The Brotherhood submits that the work in question should have been assigned to a steel bridge gang belonging to the B&S Department, rather than to a gang of the B&B Department. Its counsel argues that the test for the purposes of article 34.3 is not whether the work in question is exclusive to the B&S Department, but whether it "pertains to" or is in the sense of "being appropriate to" the B&S Department. As part of its submission it argues that the type of work performed in the case at hand has not historically been done by the B&B Department.

The evidence before the Arbitrator raises some question as to the general assertion made by the Brotherhood. Bearing in mind that the Brotherhood bears the burden of proof, there are substantial questions raised in the documentary evidence before the Arbitrator to the kind of work done by B&B gangs. A letter from the Structures Supervisor, Moncton East, suggests that the entire rebuilding of bridges, including driving steel piles, forming concrete caps, pouring concrete, installing seats and placing the steel span bridges and anchor pins has frequently been performed by B&B forces, without any apparent grievances. Further documentation would indicate that while, as a general rule, steel work in relation to the construction of bridges is assigned to steel bridge workers of the B&S Department, there have been occasions where B&B forces have performed work in the erection and welding of structural steel, at least on modest scale projects where such work is incidental to their own regular assignments.

It was not argued by the Brotherhood that B&B forces are not properly assignable to the construction of new structures, or that their work must necessarily be limited to partial repairs or maintenance. Indeed, the claim is restricted to the steel structure work in the case at hand, which is a relatively small proportion of the work involved.

When regard is had to the language of article 34.3, the Arbitrator must accept that the final proviso contained within that article was intended to have some meaning. I find it difficult to reject the assertion of the Brotherhood that, prima facie, steel work in the erection of new steel bridge structures is work which pertains to the normal duties and responsibilities of the B&S Department. Neither does the citing of the example of a single bridge in Atlantic Canada establish a consistent practice so as to support the Company’s interpretation.

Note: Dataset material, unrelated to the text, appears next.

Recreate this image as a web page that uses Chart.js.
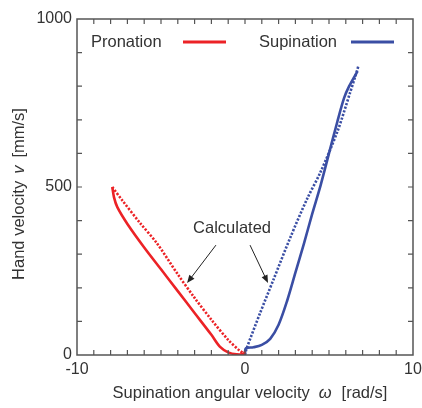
<!DOCTYPE html>
<html>
<head>
<meta charset="utf-8">
<script src="https://cdn.jsdelivr.net/npm/chart.js@4.4.1/dist/chart.umd.min.js"></script>
<style>
    body { margin: 0; background: #fff; }
</style>
</head>
<body>
<canvas id="miGrafico" width="422" height="408"></canvas>
<script>
// pronation, measured (solid) and calculated (dotted)
const pronX = [-7.9, -7.8, -7.6, -7.0, -6.0, -5.0, -4.0, -3.0, -2.0, -1.5, -1.0, -0.5, -0.1, 0.0];
const pronY = [500, 470, 440, 390, 320, 255, 190, 125, 60, 25, 8, 2, 3, 10];
const pronCalcX = [-7.9, -7.3, -6.25, -5.25, -4.0, -3.0, -2.0, -1.0, -0.3, 0.0];
const pronCalcY = [500, 460, 393, 333, 240, 170, 105, 45, 12, 3];

// supination, measured (solid) and calculated (dotted)
const supX = [0.0, 0.05, 0.5, 1.0, 1.5, 2.0, 2.5, 3.0, 3.5, 4.0, 4.5, 5.0, 5.5, 5.9, 6.2, 6.7];
const supY = [5, 20, 23, 30, 48, 90, 160, 245, 330, 420, 505, 600, 695, 765, 800, 845];
const supCalcX = [0.0, 0.1, 0.9, 1.7, 2.7, 3.7, 4.5, 5.5, 6.25, 6.55, 6.75];
const supCalcY = [0, 20, 125, 225, 350, 465, 545, 665, 780, 827, 860];

const xTickLabels = [-10, 0, 10];
const yTickLabels = [0, 500, 1000];

// arrows "Calculated" -> dotted lines (data coords)
const arrowFrom = [[-1.73, 327], [0.30, 327]];
const arrowTo = [[-3.45, 214], [1.37, 214]];
const labelCalc = { text: 'Calculated', x: -0.77, y: 378 };

const rojo = 'rgb(236,34,38)';
const azul = 'rgb(58,78,164)';
const gris = '#333';
const fuente = '"Liberation Sans", Arial, sans-serif';

function puntos(xs, ys) {
    return xs.map((x, i) => ({ x: x, y: ys[i] }));
}

function drawArrow(ctx, x1, y1, x2, y2) {
    const ang = Math.atan2(y2 - y1, x2 - x1);
    const len = 8, w = 3.2;
    ctx.beginPath();
    ctx.moveTo(x1, y1);
    ctx.lineTo(x2 - Math.cos(ang) * len * 0.8, y2 - Math.sin(ang) * len * 0.8);
    ctx.stroke();
    ctx.beginPath();
    ctx.moveTo(x2, y2);
    ctx.lineTo(x2 - Math.cos(ang) * len - Math.sin(ang) * w, y2 - Math.sin(ang) * len + Math.cos(ang) * w);
    ctx.lineTo(x2 - Math.cos(ang) * len + Math.sin(ang) * w, y2 - Math.sin(ang) * len - Math.cos(ang) * w);
    ctx.closePath();
    ctx.fill();
}

// draw text pieces one after another, some italic, centred on cx
function drawParts(ctx, parts, cx, cy) {
    let total = 0;
    for (let p of parts) {
        ctx.font = (p.italic ? 'italic ' : '') + '16.5px ' + fuente;
        p.w = ctx.measureText(p.t).width;
        total += p.w + (p.gap || 0);
    }
    let x = cx - total / 2;
    for (let p of parts) {
        ctx.font = (p.italic ? 'italic ' : '') + '16.5px ' + fuente;
        ctx.fillText(p.t, x, cy);
        x += p.w + (p.gap || 0);
    }
}

const extras = {
    id: 'extras',
    afterDraw(chart) {
        const ctx = chart.ctx;
        const a = chart.chartArea;
        const sx = chart.scales.x, sy = chart.scales.y;
        ctx.save();

        // frame
        ctx.strokeStyle = '#555';
        ctx.lineWidth = 1.5;
        ctx.strokeRect(a.left, a.top, a.right - a.left, a.bottom - a.top);

        // inward ticks on all four sides
        ctx.lineWidth = 1.2;
        ctx.beginPath();
        for (let v = -9; v <= 9; v++) {
            const px = sx.getPixelForValue(v);
            ctx.moveTo(px, a.bottom); ctx.lineTo(px, a.bottom - 5);
            ctx.moveTo(px, a.top); ctx.lineTo(px, a.top + 5);
        }
        for (let v = 100; v <= 900; v += 100) {
            const py = sy.getPixelForValue(v);
            ctx.moveTo(a.left, py); ctx.lineTo(a.left + 5, py);
            ctx.moveTo(a.right, py); ctx.lineTo(a.right - 5, py);
        }
        ctx.stroke();

        // legend
        ctx.fillStyle = gris;
        ctx.textBaseline = 'middle';
        ctx.textAlign = 'left';
        ctx.font = '16.5px ' + fuente;
        const ly = a.top + 23;
        ctx.fillText('Pronation', a.left + 14, ly);
        ctx.fillText('Supination', a.left + 182, ly);
        ctx.lineWidth = 2.8;
        ctx.strokeStyle = rojo;
        ctx.beginPath(); ctx.moveTo(a.left + 106, ly); ctx.lineTo(a.left + 149, ly); ctx.stroke();
        ctx.strokeStyle = azul;
        ctx.beginPath(); ctx.moveTo(a.left + 274, ly); ctx.lineTo(a.left + 317, ly); ctx.stroke();

        // "Calculated" label and arrows
        ctx.textAlign = 'center';
        ctx.fillText(labelCalc.text, sx.getPixelForValue(labelCalc.x), sy.getPixelForValue(labelCalc.y));
        ctx.strokeStyle = '#222';
        ctx.fillStyle = '#222';
        ctx.lineWidth = 1;
        for (let i = 0; i < arrowFrom.length; i++) {
            drawArrow(ctx,
                sx.getPixelForValue(arrowFrom[i][0]), sy.getPixelForValue(arrowFrom[i][1]),
                sx.getPixelForValue(arrowTo[i][0]), sy.getPixelForValue(arrowTo[i][1]));
        }

        // axis titles
        ctx.fillStyle = gris;
        ctx.textAlign = 'left';
        ctx.textBaseline = 'alphabetic';
        drawParts(ctx, [
            { t: 'Supination angular velocity', gap: 9 },
            { t: 'ω', italic: true, gap: 10 },
            { t: '[rad/s]' }
        ], 250, 398);

        ctx.translate(24, 194);
        ctx.rotate(-Math.PI / 2);
        drawParts(ctx, [
            { t: 'Hand velocity', gap: 7 },
            { t: 'v', italic: true, gap: 8 },
            { t: '[mm/s]' }
        ], 0, 0);

        ctx.restore();
    }
};

const config = {
    type: 'scatter',
    data: {
        datasets: [
            { data: puntos(pronX, pronY), borderColor: rojo, borderWidth: 2.6 },
            { data: puntos(supX, supY), borderColor: azul, borderWidth: 2.6 },
            { data: puntos(pronCalcX, pronCalcY), borderColor: rojo, borderWidth: 2.6, borderDash: [2.2, 1.6] },
            { data: puntos(supCalcX, supCalcY), borderColor: azul, borderWidth: 2.6, borderDash: [2.2, 1.6] }
        ]
    },
    options: {
        responsive: false,
        animation: false,
        showLine: true,
        layout: { padding: { top: 19, right: 9, left: 0, bottom: 0 } },
        elements: {
            point: { radius: 0, hoverRadius: 0 },
            line: { tension: 0.3, fill: false }
        },
        plugins: { legend: { display: false }, tooltip: { enabled: false } },
        scales: {
            x: {
                type: 'linear', min: -10, max: 10,
                grid: { display: false, drawTicks: false }, border: { display: false },
                ticks: {
                    stepSize: 10, padding: 5, maxRotation: 0, color: gris,
                    font: { family: fuente, size: 16 },
                    callback: (v) => xTickLabels.includes(v) ? String(v) : ''
                },
                afterFit: (s) => { s.height = 53; s.paddingLeft = 0; s.paddingRight = 0; }
            },
            y: {
                type: 'linear', min: 0, max: 1000,
                grid: { display: false, drawTicks: false }, border: { display: false },
                ticks: {
                    stepSize: 500, padding: 5, color: gris,
                    font: { family: fuente, size: 16 },
                    callback: (v) => yTickLabels.includes(v) ? String(v) : ''
                },
                afterFit: (s) => { s.width = 77; s.paddingTop = 0; s.paddingBottom = 0; }
            }
        }
    },
    plugins: [extras]
};

const grafico = new Chart(document.getElementById('miGrafico'), config);
</script>
</body>
</html>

The grievance is questioned by the Company, on the basis that the work was, in any event, performed by union members, and that no steel bridge employees lost work or were on lay off at the time. Be that as it may, I must take the collective agreement as I find it. For reasons which they must best appreciate, the parties have inserted into the jurisdictional work protection article of their collective agreement language which acknowledges that employees of one department are not to be required to do work which pertains to that of another department. It may be that, as a practical matter, in circumstances such as this exceptions and waivers might be negotiated with the Brotherhood. In the case at hand, however, it is difficult to escape the conclusion that the work in relation to a new bridge which involves a significant amount of structural steel work must be said to be work pertaining to the Bridges & Structures Department. In the circumstances, as relates to the steel work, a violation of article 34.3 of the collective agreement is disclosed.

It is less than clear to the Arbitrator that the course of action followed by the Company occasioned a loss of wages or other benefits to the grievors, who were employed elsewhere at the time of the project in question. The matter of compensation, however, must be distinguished from the merits of the grievance, with respect to the application of the provisions of article 34.3. It is also a matter of which I can and will remain seized.

For the foregoing reasons the Arbitrator finds and declares that the Company violated article 34.3 of the collective agreement by failing to assign the installation of stringers and bed plates and the bracing of H-piles to steel bridge workers of the B&S Department, as contemplated by that article. The matter of compensation owing, if any, may be spoken to if necessary.